On Sun, 12 Dec 2021 14:32:15 -0700
Grant Taylor <
gta...@tnetconsulting.net> wrote:
> On 12/12/21 1:58 PM,
muta...@gmail.com wrote:
> > They did allow hard disks to be redirected to the USB port.
>
> No.
>
> USB has something that looks like a hard disk. But it's decidedly
> different than a hard disk attached to an IDE / SCSI controller.
Are you talking about a USB storage device, such as a USB stick or a
USB hard disk?
Or, are you talking about legacy BIOS drive emulation which is a
combination of BIOS support, a USB storage device, and a bootable image
stored on the USB device? i.e., the USB-FDD, USB-HD, USB-ZIP etc boot
options on the BBS Boot Menu
I think Paul is referring to the latter when he said, "they [allowed]
hard disks to be redirected to the USB port."
FYI, the BIOS Boot Specification is what requires the bootable device
type to be reported as either usb, floppy, hard disk, cd-rom, pcmcia,
or network.

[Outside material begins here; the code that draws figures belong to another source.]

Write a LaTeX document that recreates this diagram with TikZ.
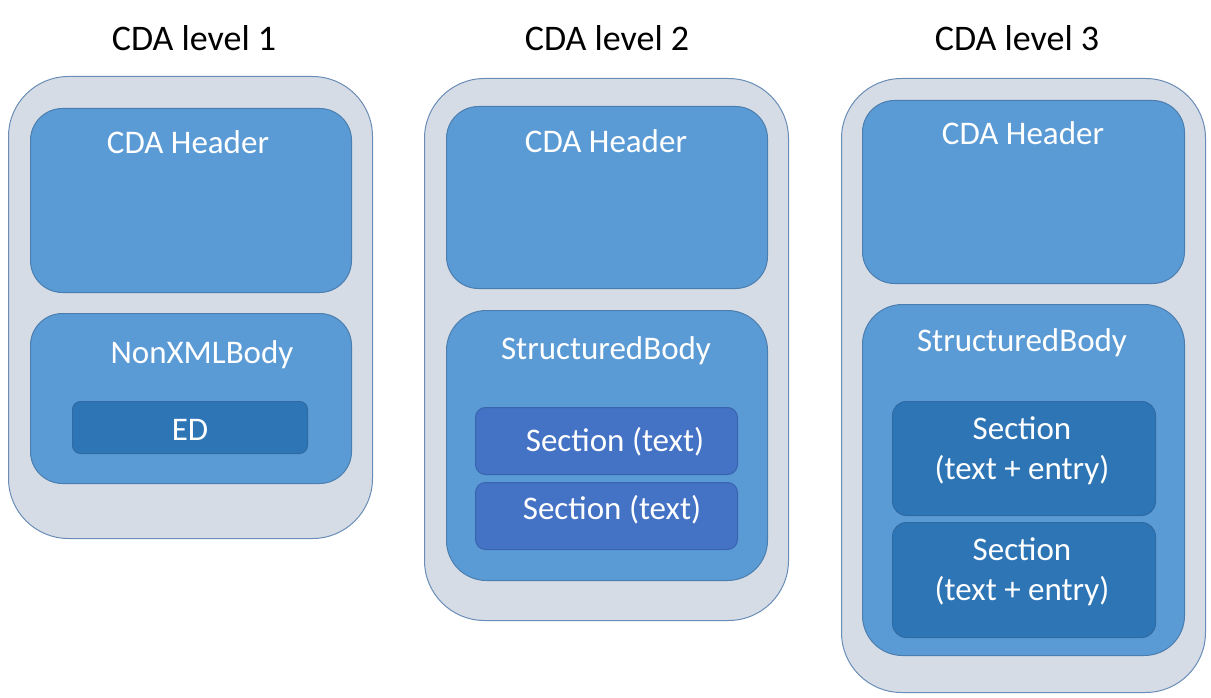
\documentclass[tikz,border=0pt]{standalone}
\usepackage{fontspec}
\setmainfont{Carlito}
\definecolor{outerfill}{HTML}{D6DCE5}
\definecolor{outerline}{HTML}{6A8DB8}
\definecolor{midfill}{HTML}{5B9BD5}
\definecolor{midline}{HTML}{4A7EB0}
\definecolor{darkfill}{HTML}{2E75B6}
\definecolor{darkline}{HTML}{2E6AA3}
\definecolor{secfill}{HTML}{4472C4}
\definecolor{secline}{HTML}{3A64AE}
\tikzset{
  box/.style={anchor=north west, inner sep=0pt, line width=1pt},
  outerbox/.style={box, fill=outerfill, draw=outerline, rounded corners=60pt},
  midbox/.style={box, fill=midfill, draw=midline, rounded corners=32pt},
  darkbox/.style={box, fill=darkfill, draw=darkline, rounded corners=14pt},
  secbox/.style={box, fill=secfill, draw=secline, rounded corners=10pt},
  titletext/.style={font=\fontsize{36pt}{40pt}\selectfont, text=black},
  innertext/.style={font=\fontsize{33pt}{40pt}\selectfont, text=white, align=center},
}
\begin{document}
\begin{tikzpicture}[x=1pt, y=-1pt]
\useasboundingbox (0,0) rectangle (1211,698);
% Level 1
\node[titletext] (t1) at (194,38) {CDA level 1};
\node[outerbox, minimum width=364pt, minimum height=462pt] (o1) at (8,76) {};
\node[midbox, minimum width=321pt, minimum height=184pt] (h1) at (30,108) {};
\node[innertext] (h1t) at (188,142) {CDA Header};
\node[midbox, minimum width=321pt, minimum height=170pt] (b1) at (30,313) {};
\node[innertext] (b1t) at (202,355) {NonXMLBody};
\node[darkbox, rounded corners=8pt, minimum width=235pt, minimum height=52pt] (e1) at (72,401) {};
\node[innertext] (e1t) at (190,430) {ED};
% Level 2
\node[titletext] (t2) at (607,38) {CDA level 2};
\node[outerbox, minimum width=364pt, minimum height=542pt] (o2) at (424,78) {};
\node[midbox, minimum width=321pt, minimum height=182pt] (h2) at (446,106) {};
\node[innertext] (h2t) at (606,141) {CDA Header};
\node[midbox, minimum width=321pt, minimum height=270pt, rounded corners=40pt] (b2) at (446,310) {};
\node[innertext] (b2t) at (606,351) {StructuredBody};
\node[secbox, minimum width=262pt, minimum height=67pt] (s21) at (475,407) {};
\node[innertext] (s21t) at (615,442) {Section (text)};
\node[secbox, minimum width=262pt, minimum height=67pt] (s22) at (475,482) {};
\node[innertext] (s22t) at (612,510) {Section (text)};
% Level 3
\node[titletext] (t3) at (1017,38) {CDA level 3};
\node[outerbox, minimum width=364pt, minimum height=614pt] (o3) at (841,78) {};
\node[midbox, minimum width=322pt, minimum height=183pt] (h3) at (862,100) {};
\node[innertext] (h3t) at (1023,133) {CDA Header};
\node[midbox, minimum width=322pt, minimum height=351pt, rounded corners=40pt] (b3) at (862,304) {};
\node[innertext] (b3t) at (1022,343) {StructuredBody};
\node[darkbox, minimum width=263pt, minimum height=114pt] (s31) at (892,401) {};
\node[innertext] (s31t) at (1022,451) {Section\\(text + entry)};
\node[darkbox, minimum width=263pt, minimum height=115pt] (s32) at (892,522) {};
\node[innertext] (s32t) at (1022,572) {Section\\(text + entry)};
\end{tikzpicture}
\end{document}
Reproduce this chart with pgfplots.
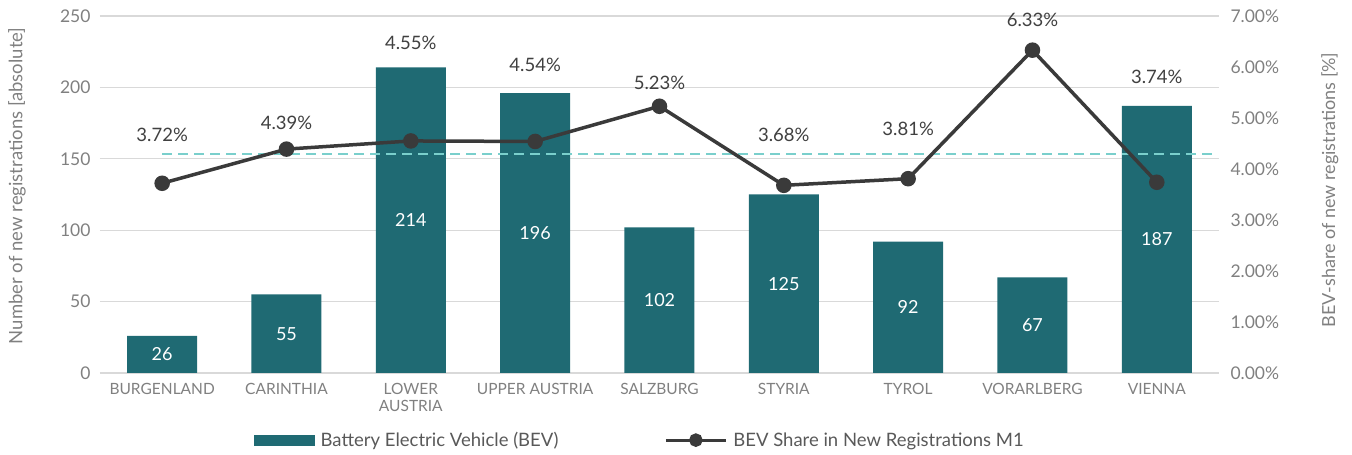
\documentclass[border=0pt]{standalone}
\usepackage{pgfplots}
\usepackage{pgfplotstable}
\pgfplotsset{compat=1.18}
\usepackage{fontspec}
\setmainfont{Lato}
\definecolor{barcol}{HTML}{1F6A73}
\definecolor{linecol}{HTML}{3A3A3A}
\definecolor{avgcol}{HTML}{7ACFCC}
\definecolor{gridcol}{HTML}{D9D9D9}
\definecolor{tickcol}{HTML}{808080}
\definecolor{labcol}{HTML}{404040}
\definecolor{legcol}{HTML}{595959}
\pgfplotsset{/pgf/number format/assume math mode=true}

\pgfplotstableread{
x v
0 26
1 55
2 214
3 196
4 102
5 125
6 92
7 67
8 187
}\bars
\pgfplotstableread{
x s ly
0 3.72 4.67
1 4.39 4.90
2 4.55 6.47
3 4.54 6.04
4 5.23 5.69
5 3.68 4.67
6 3.81 4.78
7 6.33 6.92
8 3.74 5.80
}\share

\begin{document}
\begin{tikzpicture}
\useasboundingbox (0,0) rectangle (1352pt,455pt);
\begin{axis}[
  at={(100pt,82pt)}, anchor=south west,
  width=1119pt, height=357pt, scale only axis,
  xmin=-0.5, xmax=8.5, ymin=0, ymax=250,
  ytick={0,50,...,250}, xtick={0,...,8},
  xticklabels={BURGENLAND, CARINTHIA, {LOWER\\AUSTRIA}, UPPER AUSTRIA, SALZBURG, STYRIA, TYROL, VORARLBERG, VIENNA},
  x tick label style={align=center, font=\fontsize{15.5}{17}\selectfont, text=tickcol, yshift=-7pt},
  y tick label style={font=\fontsize{17.5}{19}\selectfont, text=tickcol, xshift=-6pt},
  ymajorgrids, grid style={gridcol, line width=1.2pt},
  axis line style={draw=none}, major tick length=0pt,
  ylabel={Number of new registrations [absolute]},
  ylabel style={at={(axis description cs:-0.0742,0.524)}, anchor=center, font=\fontsize{18.5}{20}\selectfont, text=tickcol},
]
\addplot[ybar, bar width=70pt, fill=barcol, draw=none] table[x=x,y=v]{\bars};
\addplot[draw=none, nodes near coords={\pgfmathprintnumber{\pgfplotspointmeta}},
  point meta=\thisrow{v},
  every node near coord/.append style={anchor=center, text=white, font=\fontsize{18}{20}\selectfont}]
  table[x=x, y expr=\thisrow{v}/2]{\bars};
\end{axis}
\begin{axis}[
  at={(100pt,82pt)}, anchor=south west,
  width=1119pt, height=357pt, scale only axis,
  xmin=-0.5, xmax=8.5, ymin=0, ymax=7,
  axis x line=none, axis y line*=right,
  y axis line style={draw=none}, major tick length=0pt,
  ytick={0,...,7},
  yticklabel={\pgfmathprintnumber[fixed,fixed zerofill,precision=2]{\tick}\%},
  y tick label style={font=\fontsize{17.5}{19}\selectfont, text=tickcol, xshift=8pt},
  ylabel={BEV-share of new registrations [\%]},
  ylabel style={at={(axis description cs:1.099,0.513)}, anchor=center, font=\fontsize{18}{20}\selectfont, text=tickcol},
  legend columns=2,
  legend style={at={(axis description cs:0.4826,-0.188)}, anchor=center, draw=none, fill=none,
    font=\fontsize{18.5}{20}\selectfont, text=legcol, column sep=4pt,
    /tikz/every even column/.append style={column sep=104pt}},
]
\addlegendimage{legend image code/.code={\fill[barcol] (0pt,-5pt) rectangle (60pt,5pt);}}
\addlegendentry{Battery Electric Vehicle (BEV)}
\addplot[avgcol, line width=2.5pt, dash pattern=on 10pt off 6pt, forget plot] coordinates {(0,4.29) (8.46,4.29)};
\addplot[linecol, line width=3.5pt, mark=*, mark size=6pt, mark options={fill=linecol, draw=linecol},
  legend image code/.code={\draw[linecol, line width=3pt] (0pt,0pt)--(60pt,0pt); \fill[linecol] (30pt,0pt) circle (5pt);}]
  table[x=x,y=s]{\share};
\addlegendentry{BEV Share in New Registrations M1}
\addplot[draw=none, forget plot, nodes near coords={\pgfmathprintnumber[fixed,fixed zerofill,precision=2]{\pgfplotspointmeta}\%},
  point meta=\thisrow{s},
  every node near coord/.append style={anchor=center, text=labcol, font=\fontsize{18.5}{20}\selectfont}]
  table[x=x, y=ly]{\share};
\end{axis}
\end{tikzpicture}
\end{document}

This standard defines how execution is transferred from
the BIOS (non-UEFI) to the boot code, either a procedure for IPL
devices, or installable Int 13h drive support routines for BCV devices.
BCV devices have an option ROM which has extra Int 13h routines, e.g.,
SCSI. This spec also specifies the BIOS Boot Menu pop-up etc as well as
various changes to Int 18h, Int 19h, where Int 13h gets copied to Int
40h, the BDA updated with installed drives, and so forth.